Falar em “rombo da Previdência” é desonestidade intelectual. É o que diz o economista Eduardo Fagnani, professor da Unicamp, parte de um grupo de especialistas que prepara um documento para se opor à reforma da Previdência proposta pelo governo de Michel Temer. A iniciativa é do Dieese (Departamento Instersindical de Estatística e Estudos Socioecônomicos) junto com a ANFIP (Associação Nacional dos Auditores-Fiscais da Receita Federal do Brasil).
“Não tem rombo. Isso é pedalada constitucional, contabilidade criativa”, continua Fagnani. O economista explica que os artigos 194 e 195 da Constituição dizem que a Previdência faz parte da Seguridade, assim como a Saúde e a Assistência Social. Para financiar todos esses setores, foram criadas fontes de financiamento, constitucionalmente vinculadas: a contribuição do trabalhador, da empresa e do governo, estas sobre o lucro e o faturamento. “Desde 1989 até hoje todos os governos passaram a mão nos recursos das contribuições sobre o lucro e o faturamento e continuam contabilizando como receita da Previdência apenas a do trabalhador e da empresa. O rombo é a não contabilização da parcela do governo. Em 2015, as contribuições do trabalhador e da empresa não foram suficientes para cobrir a despesa do INSS urbano e rural, essa diferença foi de R$ 91 bilhões. Isso poderia ter sido coberto com parte dos R$ 201,6 bilhões arrecadados pela COFINS e dos R$ 61,2 bilhões arrecadados pela CSLL; ou então, pelos R$ 63,4 bilhões capturados da Seguridade pela DRU e pelos R$ 157 bilhões de desonerações e renúncias de receitas pertencentes ao sistema de Seguridade Social”.

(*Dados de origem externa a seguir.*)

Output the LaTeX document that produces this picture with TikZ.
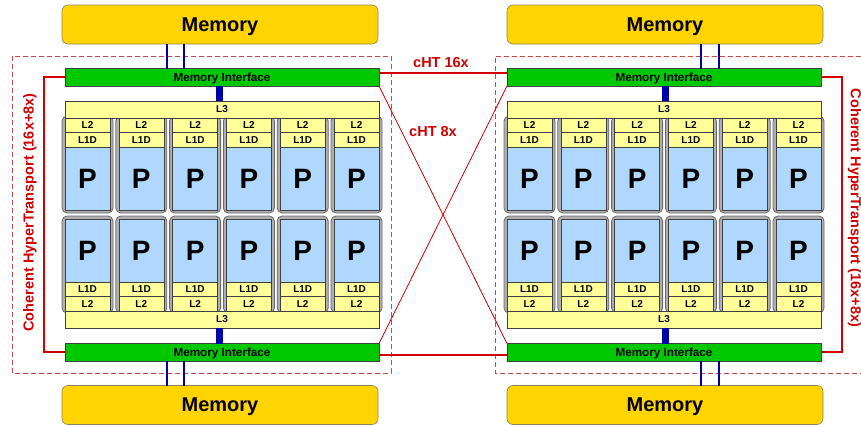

Segundo Fagnani, o grupo deve se juntar à frente criada pela OAB contra a Reforma da Previdência. Para o economista, o projeto do governo se inspira em países desenvolvidos da Europa, mas com regras ainda mais rigorosas: “Não faz sentido um país que sequer conseguiu resolver as desigualdades do século 19 ser submetido a regras de países que são incomparavelmente mais igualitários sob qualquer indicador que você queira analisar. O Brasil é um lanterninha global, está na C”.
Outro ponto crítico seria o tratamento igual dado a desiguais, diz Fagnani: “Eles estão querendo fazer regras únicas para situações diferentes. Não há como comparar a situação do trabalhador rural e do urbano, da mulher e do homem, de Maranhão e de São Paulo, do funcionário público com o trabalhador do INSS. O Brasil tem uma profunda heterogeneidade estrutural. É justo que o trabalhador rural do nordeste esteja submetido a regras mais rigorosas que aquelas exigidas do trabalhador urbano da Dinamarca?”